2006
UPDATED OPEN SPACE PLAN
Approved by City Council and Board of
County Commissioners. Maps below. Call 721-PARK or stop
by Parks and Recreation for a hard copy of the plan.
OPEN SPACE PLAN MAPS (Please note, this Adobe
Acrobat .pdf file is over 6MB and may take a few minutes to
download.)
Learn more about Missoula's Open Space Program
In 1995, due to
concerns about the loss of open space from booming growth, citizens
and planners worked together to draft an open space plan for the
greater Missoula area. Both the City Council and the County
Commissioners adopted the plan in August of 1995. The plan served
as the guideline for acquiring open space over the past 10 years
with the $5 million bond city voters approved that same year. In
2005, with the bond money
nearly gone and ten years having passed since adoption of the Open
Space Plan, the Open Space Program Manager, Jackie Corday,
and the Open Space Advisory Committee (OSAC) decided it was time to
review and update the plan.
Citizens are encouraged to review the plan
at the link above
or stop by the Parks Department or the Office of Planning and
Grants to review a copy.
The plan has been
substantially amended, updated and re-organized, but the vision set
forth in 1995 for creating an open space system for the greater
Missoula area that focused on protecting our surrounding hillsides,
wildlife habitat, river corridors and expanding our trail system to
connect people to parks and other destinations, remains the same.

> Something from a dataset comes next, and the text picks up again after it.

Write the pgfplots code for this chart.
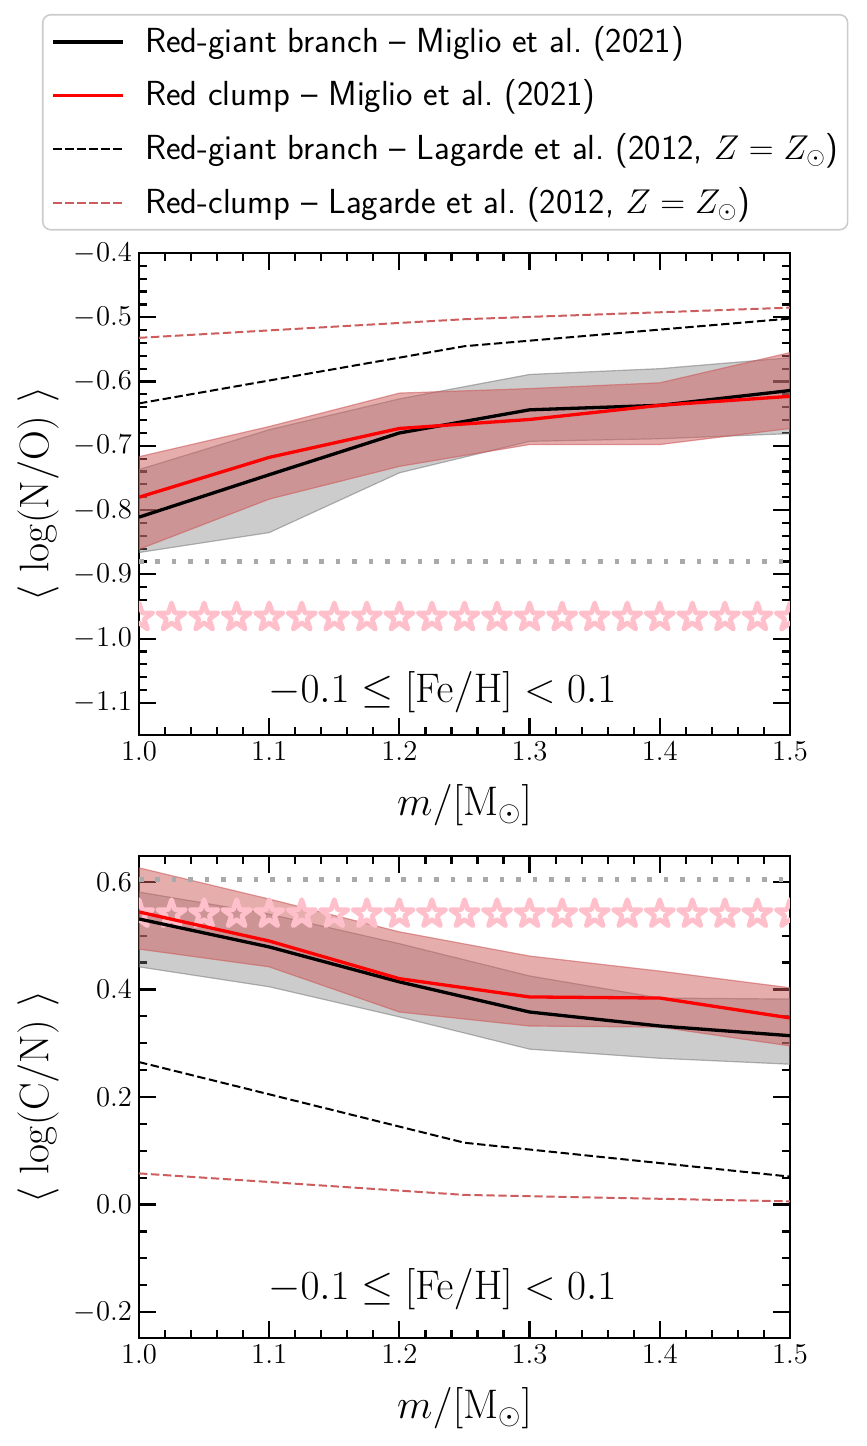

The updated plan will serve as the guide for expanding our open
space system within the greater Missoula area over the next ten
years.
The process of updating the plan began
with the formation of an OSAC sub-committee review in the spring of
2005 and then the formation of a 20-member citizen Open Space
Working Group in the fall.
The working group met from October 2005 to January 2006 and then
drafted a vision statement, guiding principles, and criteria
for evaluating open space needs. The Parks Department and the
working group then jointly hosted a public open house in January to
share a draft of their work with the public and seek citizen input.
A questionnaire regarding open space priorities was posted on the
Parks website prior to the meeting and also distributed during the
meeting. Approximately 120 people attended the open house and over
50 questionnaires were returned to Parks.
The City’s Open
Space Program (under the Parks & Recreation Department) has been
very successful in protecting Mt. Jumbo and Mt. Sentinel, thanks in
large part to partnerships with Five Valleys Land Trust, the US
Forest Service, Fish Wildlife & Parks, and the Rocky Mountain Elk
Foundation, which leveraged the bond money further. The City also
used the money to expand the commuter trail system (Bitterroot Spur,
Kim Williams, and Milwaukee corridor), purchase lands at Fort
Missoula, land in the North Hills, and high-quality riparian lands
along the Clark Fork River. Conservation lands in Missoula’s open
space system now total almost 3,300 acres. The majority of these
lands are managed for their wildlife values, scenic beauty, and
passive recreation such as hiking, bird watching, and river access.
These lands add immeasurable value to Missoula’s quality of life.